Introduction
Human Settlement Development is a component of Encyclopedia of Institutional and Infrastructural Resources in the global Encyclopedia of Life Support Systems (EOLSS), which is an integrated compendium of twenty one Encyclopedias.
The Theme on Human Settlement Development deals, in nine parts and four volumes , with a myriad of issues of great relevance to our world such as: Urban Sustainability and the Regional City System in the Asia Pacific; Peri-Urbanization: Zones of Rural - Urban Transition; Urban Sustainability: Theoretical Perspectives on Integrating Economic Development and the Environment; Rural Sustainability; Using Foreign Direct Investment to Improve Urban Environmental Infrastructure and Services- The Case of Hanoi, Vietnam; The Long Road Towards Sustainable Cities: The Dutch case; Urban Dimensions of Sustainable Development; Rural Development: Participation and Diversity for Sustainability; The Cities, the State and the Markets: In Search of Sustainability
These four volumes are aimed at the following five major target audiences: University and College students Educators, Professional practitioners, Research personnel and Policy analysts, managers, and decision makers and NGOs.
Editor(s) Biography
Saskia Sassen is the Ralph Lewis Professor of Sociology at the University of Chicago, and Centennial Visiting Professor at the London School of Economics.

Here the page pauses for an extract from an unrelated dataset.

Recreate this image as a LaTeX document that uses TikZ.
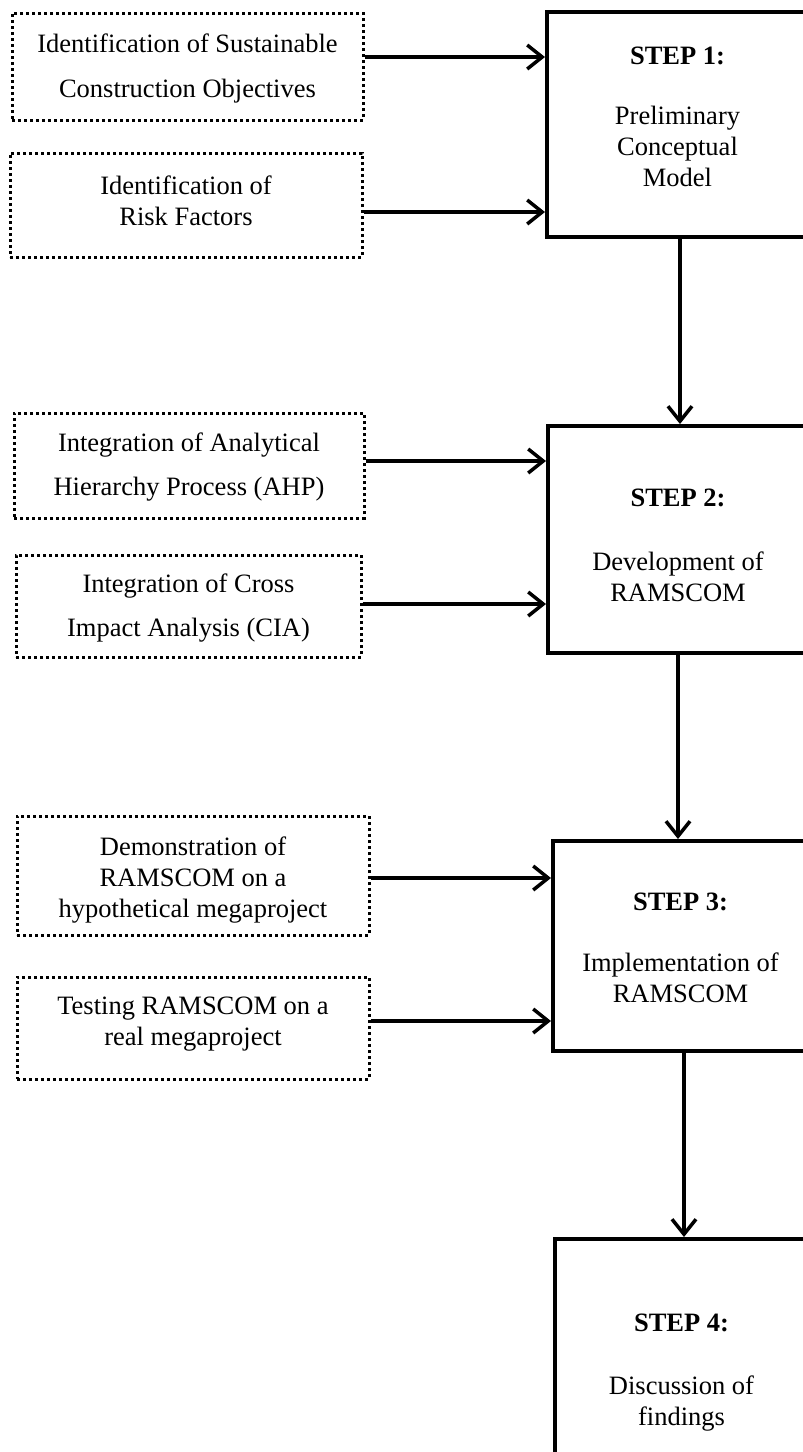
\documentclass[tikz,border=0pt]{standalone}
\usepackage{fontspec}
\setmainfont{Liberation Serif}
\usetikzlibrary{arrows.meta}
\begin{document}
\begin{tikzpicture}[x=1pt,y=-1pt,
  inbox/.style={draw,line width=3pt,dash pattern=on 3pt off 3pt,rectangle,inner sep=0pt},
  stepbox/.style={draw,line width=4pt,rectangle,inner sep=0pt},
  txt/.style={inner sep=0pt,align=center,font=\fontsize{26.5}{31}\selectfont},
  arr/.style={line width=3.5pt,-{Straight Barb[length=15pt,width=24pt]}}]
\useasboundingbox (0,0) rectangle (803,1452);
\clip (0,0) rectangle (803,1452);

% input activities (dotted frames)
\node[inbox,minimum width=351pt,minimum height=107pt] (a1) at (187.5,66.5) {};
\node[inbox,minimum width=352pt,minimum height=104pt] (a2) at (186,205) {};
\node[inbox,minimum width=350pt,minimum height=105pt] (b1) at (189,465.5) {};
\node[inbox,minimum width=345pt,minimum height=102pt] (b2) at (188.5,606) {};
\node[inbox,minimum width=352pt,minimum height=119pt] (c1) at (193,875.5) {};
\node[inbox,minimum width=352pt,minimum height=102pt] (c2) at (193,1028) {};

\node[txt] (a1t) at ([yshift=-1.5pt]a1.center)
  {Identification of Sustainable\\[14pt]Construction Objectives};
\node[txt] (a2t) at ([yshift=4pt]a2.center) {Identification of\\Risk Factors};
\node[txt] (b1t) at ([yshift=-2pt]b1.center)
  {Integration of Analytical\\[13pt]Hierarchy Process (AHP)};
\node[txt] (b2t) at ([yshift=-2pt]b2.center)
  {Integration of Cross\\[13pt]Impact Analysis (CIA)};
\node[txt] (c1t) at ([yshift=-4.5pt]c1.center)
  {Demonstration of\\RAMSCOM on a\\hypothetical megaproject};
\node[txt] (c2t) at ([yshift=3.5pt]c2.center) {Testing RAMSCOM on a\\real megaproject};

% main steps
\node[stepbox,minimum width=261pt,minimum height=225pt] (s1) at (677.5,124.5) {};
\node[stepbox,minimum width=260pt,minimum height=227pt] (s2) at (678,539.5) {};
\node[stepbox,minimum width=255pt,minimum height=210pt] (s3) at (680.5,946) {};
\node[stepbox,minimum width=253pt,minimum height=260pt] (s4) at (681.5,1369) {};

\node[txt] (s1t) at ([yshift=7.5pt]s1.center)
  {\textbf{STEP 1:}\\[29pt]Preliminary\\Conceptual\\Model};
\node[txt] (s2t) at ([yshift=-5.5pt]s2.center)
  {\textbf{STEP 2:}\\[33pt]Development of\\RAMSCOM};
\node[txt] (s3t) at ([yshift=-1.5pt]s3.center)
  {\textbf{STEP 3:}\\[30pt]Implementation of\\RAMSCOM};
\node[txt] (s4t) at ([yshift=-4pt]s4.center)
  {\textbf{STEP 4:}\\[32pt]Discussion of\\findings};

% inputs into steps
\draw[arr] ([yshift=9.5pt]a1.east) -- ([yshift=9.5pt]a1.east -| s1.west);
\draw[arr] ([yshift=-7pt]a2.east) -- ([yshift=-7pt]a2.east -| s1.west);
\draw[arr] ([yshift=4.5pt]b1.east) -- ([yshift=4.5pt]b1.east -| s2.west);
\draw[arr] ([yshift=2pt]b2.east) -- ([yshift=2pt]b2.east -| s2.west);
\draw[arr] ([yshift=-2.5pt]c1.east) -- ([yshift=-2.5pt]c1.east -| s3.west);
\draw[arr] ([yshift=7pt]c2.east) -- ([yshift=7pt]c2.east -| s3.west);

% flow between steps
\draw[arr] (s1.south -| 680,0) -- (s2.north -| 680,0);
\draw[arr] (s2.south -| 678,0) -- (s3.north -| 678,0);
\draw[arr] (s3.south -| 684,0) -- (s4.north -| 684,0);
\end{tikzpicture}
\end{document}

Her most recent books are Guests and Aliens (New York: New Press 1999) and Globalization and its Discontents (New York: New Press 1998). The Global City is coming out in a new updated edition in 2001. Her edited book Cities and Their Cross-border Networks will appear in 2001 with Routledge. Her books have been translated into ten languages. She is co-director of the Economy Section of the Global Chicago Project and is the chair of the newly formed Information Technology, International Cooperation and Global Security Committee of the SSRC. She is currently completing a five-year research project “Governance and Accountability in the Global Economy.”